STATED TASK: Skip the pictures. Set down, word for word, the lines from the start of the material up to and including the line with "(boundary) at (125,160)".

┄┄┄┄┄┄

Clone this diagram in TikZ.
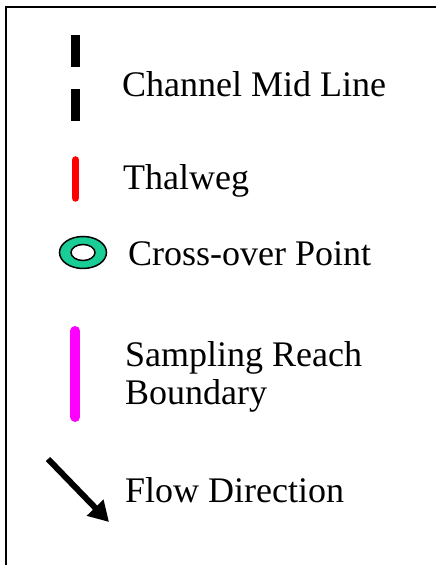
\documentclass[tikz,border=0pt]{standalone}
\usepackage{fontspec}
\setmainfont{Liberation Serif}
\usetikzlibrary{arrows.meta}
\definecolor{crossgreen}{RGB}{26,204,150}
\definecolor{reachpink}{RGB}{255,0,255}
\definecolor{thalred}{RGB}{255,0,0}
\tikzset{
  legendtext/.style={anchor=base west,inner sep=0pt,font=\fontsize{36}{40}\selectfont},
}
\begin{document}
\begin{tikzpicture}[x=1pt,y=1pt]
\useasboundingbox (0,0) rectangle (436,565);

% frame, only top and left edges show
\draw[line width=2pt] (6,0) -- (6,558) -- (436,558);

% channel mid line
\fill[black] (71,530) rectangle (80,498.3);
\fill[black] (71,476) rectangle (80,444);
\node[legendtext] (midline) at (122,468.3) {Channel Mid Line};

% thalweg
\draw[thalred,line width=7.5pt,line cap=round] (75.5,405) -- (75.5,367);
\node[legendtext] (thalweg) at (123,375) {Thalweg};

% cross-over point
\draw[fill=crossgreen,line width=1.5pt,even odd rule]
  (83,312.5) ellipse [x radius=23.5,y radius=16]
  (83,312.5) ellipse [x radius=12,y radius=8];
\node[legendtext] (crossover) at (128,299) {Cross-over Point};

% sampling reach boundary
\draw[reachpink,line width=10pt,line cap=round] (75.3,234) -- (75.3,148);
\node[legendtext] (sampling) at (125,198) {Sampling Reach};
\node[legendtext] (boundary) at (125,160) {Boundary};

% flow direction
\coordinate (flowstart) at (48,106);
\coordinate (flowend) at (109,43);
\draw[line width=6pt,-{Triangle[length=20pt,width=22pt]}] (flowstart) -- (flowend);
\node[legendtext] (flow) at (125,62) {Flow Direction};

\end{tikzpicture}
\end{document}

┄┄┄┄┄┄

FINISHED EXERCISE:
Clone this diagram in TikZ.
\documentclass[tikz,border=0pt]{standalone}
\usepackage{fontspec}
\setmainfont{Liberation Serif}
\usetikzlibrary{arrows.meta}
\definecolor{crossgreen}{RGB}{26,204,150}
\definecolor{reachpink}{RGB}{255,0,255}
\definecolor{thalred}{RGB}{255,0,0}
\tikzset{
  legendtext/.style={anchor=base west,inner sep=0pt,font=\fontsize{36}{40}\selectfont},
}
\begin{document}
\begin{tikzpicture}[x=1pt,y=1pt]
\useasboundingbox (0,0) rectangle (436,565);

% frame, only top and left edges show
\draw[line width=2pt] (6,0) -- (6,558) -- (436,558);

% channel mid line
\fill[black] (71,530) rectangle (80,498.3);
\fill[black] (71,476) rectangle (80,444);
\node[legendtext] (midline) at (122,468.3) {Channel Mid Line};

% thalweg
\draw[thalred,line width=7.5pt,line cap=round] (75.5,405) -- (75.5,367);
\node[legendtext] (thalweg) at (123,375) {Thalweg};

% cross-over point
\draw[fill=crossgreen,line width=1.5pt,even odd rule]
  (83,312.5) ellipse [x radius=23.5,y radius=16]
  (83,312.5) ellipse [x radius=12,y radius=8];
\node[legendtext] (crossover) at (128,299) {Cross-over Point};

% sampling reach boundary
\draw[reachpink,line width=10pt,line cap=round] (75.3,234) -- (75.3,148);
\node[legendtext] (sampling) at (125,198) {Sampling Reach};
\node[legendtext] (boundary) at (125,160) {Boundary};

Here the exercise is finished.